Do this: Select and copy out every line in the records containing "chart".

——

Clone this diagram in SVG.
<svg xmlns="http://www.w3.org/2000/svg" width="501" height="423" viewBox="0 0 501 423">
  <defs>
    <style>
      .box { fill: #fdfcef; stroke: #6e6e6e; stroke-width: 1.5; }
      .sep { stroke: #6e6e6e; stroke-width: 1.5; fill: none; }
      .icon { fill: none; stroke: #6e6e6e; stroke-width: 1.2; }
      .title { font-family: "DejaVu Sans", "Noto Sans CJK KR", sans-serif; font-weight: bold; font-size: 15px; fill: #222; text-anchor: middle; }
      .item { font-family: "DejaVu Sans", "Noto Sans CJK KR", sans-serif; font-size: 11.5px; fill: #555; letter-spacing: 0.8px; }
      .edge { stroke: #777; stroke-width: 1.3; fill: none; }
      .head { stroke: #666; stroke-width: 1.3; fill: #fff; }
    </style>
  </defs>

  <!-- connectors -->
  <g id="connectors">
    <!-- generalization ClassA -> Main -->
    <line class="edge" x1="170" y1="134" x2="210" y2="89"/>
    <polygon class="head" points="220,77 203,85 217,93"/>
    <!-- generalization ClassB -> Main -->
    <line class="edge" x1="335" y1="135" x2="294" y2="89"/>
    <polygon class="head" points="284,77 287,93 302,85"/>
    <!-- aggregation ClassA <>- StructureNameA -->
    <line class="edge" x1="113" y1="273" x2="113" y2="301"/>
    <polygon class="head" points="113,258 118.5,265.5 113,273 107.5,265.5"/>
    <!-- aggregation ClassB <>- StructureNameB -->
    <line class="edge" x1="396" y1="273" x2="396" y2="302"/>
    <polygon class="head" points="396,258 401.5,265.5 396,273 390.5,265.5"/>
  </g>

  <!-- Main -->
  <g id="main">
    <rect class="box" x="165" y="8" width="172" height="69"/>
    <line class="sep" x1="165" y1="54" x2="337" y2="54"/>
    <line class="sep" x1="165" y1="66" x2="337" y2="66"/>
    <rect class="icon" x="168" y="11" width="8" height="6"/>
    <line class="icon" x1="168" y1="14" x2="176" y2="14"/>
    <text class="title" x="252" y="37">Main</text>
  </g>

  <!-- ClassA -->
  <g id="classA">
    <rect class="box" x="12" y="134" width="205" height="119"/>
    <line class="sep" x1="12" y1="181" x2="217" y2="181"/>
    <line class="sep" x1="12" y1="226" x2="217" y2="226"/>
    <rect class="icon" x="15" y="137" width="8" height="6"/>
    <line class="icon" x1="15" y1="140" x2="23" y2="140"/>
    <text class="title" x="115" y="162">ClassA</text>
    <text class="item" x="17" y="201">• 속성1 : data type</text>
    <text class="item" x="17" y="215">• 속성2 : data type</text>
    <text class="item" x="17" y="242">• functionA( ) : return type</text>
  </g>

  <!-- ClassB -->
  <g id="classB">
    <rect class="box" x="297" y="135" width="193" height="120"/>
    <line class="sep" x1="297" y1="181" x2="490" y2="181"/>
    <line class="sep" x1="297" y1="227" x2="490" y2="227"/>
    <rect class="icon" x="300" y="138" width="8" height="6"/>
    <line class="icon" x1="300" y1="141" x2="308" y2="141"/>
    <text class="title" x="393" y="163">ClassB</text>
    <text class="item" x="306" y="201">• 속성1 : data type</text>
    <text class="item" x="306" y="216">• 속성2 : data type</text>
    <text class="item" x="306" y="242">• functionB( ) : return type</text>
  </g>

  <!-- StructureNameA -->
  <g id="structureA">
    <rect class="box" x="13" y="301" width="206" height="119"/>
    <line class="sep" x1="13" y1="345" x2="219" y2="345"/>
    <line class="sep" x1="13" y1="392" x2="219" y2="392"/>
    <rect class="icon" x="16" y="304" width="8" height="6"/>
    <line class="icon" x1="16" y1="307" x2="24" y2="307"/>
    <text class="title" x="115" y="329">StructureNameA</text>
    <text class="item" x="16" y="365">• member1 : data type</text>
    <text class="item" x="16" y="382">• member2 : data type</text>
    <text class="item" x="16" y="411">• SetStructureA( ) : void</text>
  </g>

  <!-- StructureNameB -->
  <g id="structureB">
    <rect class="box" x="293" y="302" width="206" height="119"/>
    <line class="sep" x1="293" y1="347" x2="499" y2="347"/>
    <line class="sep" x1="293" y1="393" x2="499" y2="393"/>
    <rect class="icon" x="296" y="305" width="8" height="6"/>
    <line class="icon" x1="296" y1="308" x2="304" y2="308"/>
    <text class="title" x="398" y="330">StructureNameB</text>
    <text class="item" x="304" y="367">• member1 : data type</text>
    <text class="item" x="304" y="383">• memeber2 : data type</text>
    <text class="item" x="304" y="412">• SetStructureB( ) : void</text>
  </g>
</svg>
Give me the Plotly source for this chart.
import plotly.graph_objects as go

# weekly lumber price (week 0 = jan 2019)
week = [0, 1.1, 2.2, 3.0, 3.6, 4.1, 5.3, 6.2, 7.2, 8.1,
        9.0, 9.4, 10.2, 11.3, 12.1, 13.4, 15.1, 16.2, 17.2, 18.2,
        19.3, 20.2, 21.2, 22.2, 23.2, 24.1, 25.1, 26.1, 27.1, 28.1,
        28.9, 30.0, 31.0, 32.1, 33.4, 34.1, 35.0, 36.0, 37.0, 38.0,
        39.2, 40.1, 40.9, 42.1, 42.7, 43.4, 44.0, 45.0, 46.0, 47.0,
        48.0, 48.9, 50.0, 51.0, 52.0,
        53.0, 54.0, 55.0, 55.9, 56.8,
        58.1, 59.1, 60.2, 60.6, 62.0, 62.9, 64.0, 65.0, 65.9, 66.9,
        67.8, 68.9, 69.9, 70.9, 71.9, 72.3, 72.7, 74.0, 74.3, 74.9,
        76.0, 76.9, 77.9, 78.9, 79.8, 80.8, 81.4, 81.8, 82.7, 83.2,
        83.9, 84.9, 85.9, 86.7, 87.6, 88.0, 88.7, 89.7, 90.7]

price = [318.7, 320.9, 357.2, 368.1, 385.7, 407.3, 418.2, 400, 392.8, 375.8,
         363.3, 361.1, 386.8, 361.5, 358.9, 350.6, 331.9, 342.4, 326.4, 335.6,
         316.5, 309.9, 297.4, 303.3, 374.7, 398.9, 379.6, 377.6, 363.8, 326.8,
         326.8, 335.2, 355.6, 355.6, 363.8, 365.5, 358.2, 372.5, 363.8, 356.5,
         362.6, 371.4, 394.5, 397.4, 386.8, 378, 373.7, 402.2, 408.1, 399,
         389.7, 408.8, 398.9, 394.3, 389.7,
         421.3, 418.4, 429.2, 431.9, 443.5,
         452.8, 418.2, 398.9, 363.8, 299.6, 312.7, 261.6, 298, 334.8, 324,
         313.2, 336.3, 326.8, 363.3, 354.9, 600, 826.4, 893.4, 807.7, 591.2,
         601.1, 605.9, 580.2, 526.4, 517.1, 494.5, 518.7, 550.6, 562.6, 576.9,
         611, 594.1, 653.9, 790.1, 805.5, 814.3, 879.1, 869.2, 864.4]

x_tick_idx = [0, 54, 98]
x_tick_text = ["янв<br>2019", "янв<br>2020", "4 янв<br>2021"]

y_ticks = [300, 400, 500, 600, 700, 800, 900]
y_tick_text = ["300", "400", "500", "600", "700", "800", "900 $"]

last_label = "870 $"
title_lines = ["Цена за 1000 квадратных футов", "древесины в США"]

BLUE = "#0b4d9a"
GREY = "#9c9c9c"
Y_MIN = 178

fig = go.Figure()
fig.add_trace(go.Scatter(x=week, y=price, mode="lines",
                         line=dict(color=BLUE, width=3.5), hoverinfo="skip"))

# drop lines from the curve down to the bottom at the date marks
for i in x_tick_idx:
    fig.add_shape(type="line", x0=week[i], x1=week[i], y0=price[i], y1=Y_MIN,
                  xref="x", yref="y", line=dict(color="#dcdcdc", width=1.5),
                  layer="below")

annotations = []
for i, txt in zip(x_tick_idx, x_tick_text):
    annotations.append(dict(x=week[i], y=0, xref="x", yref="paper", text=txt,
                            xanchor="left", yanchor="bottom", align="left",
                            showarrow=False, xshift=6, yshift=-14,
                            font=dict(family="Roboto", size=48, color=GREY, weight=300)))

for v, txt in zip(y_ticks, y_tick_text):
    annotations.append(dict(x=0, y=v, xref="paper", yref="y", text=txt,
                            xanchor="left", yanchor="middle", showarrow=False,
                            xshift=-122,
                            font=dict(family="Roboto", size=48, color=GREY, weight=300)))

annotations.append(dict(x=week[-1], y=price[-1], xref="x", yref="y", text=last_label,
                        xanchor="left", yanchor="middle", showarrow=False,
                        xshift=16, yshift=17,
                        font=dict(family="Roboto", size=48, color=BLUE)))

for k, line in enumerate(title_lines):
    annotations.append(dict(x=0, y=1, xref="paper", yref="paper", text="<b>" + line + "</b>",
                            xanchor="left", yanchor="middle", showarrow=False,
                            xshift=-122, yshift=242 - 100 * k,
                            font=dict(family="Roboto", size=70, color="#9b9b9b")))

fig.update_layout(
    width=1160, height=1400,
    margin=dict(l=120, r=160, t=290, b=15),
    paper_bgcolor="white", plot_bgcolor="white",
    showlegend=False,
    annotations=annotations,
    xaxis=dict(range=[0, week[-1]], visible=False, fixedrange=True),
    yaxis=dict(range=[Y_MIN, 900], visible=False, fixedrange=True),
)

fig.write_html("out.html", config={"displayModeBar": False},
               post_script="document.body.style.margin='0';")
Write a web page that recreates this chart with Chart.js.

——

Reply:
Give me the Plotly source for this chart.
Write a web page that recreates this chart with Chart.js.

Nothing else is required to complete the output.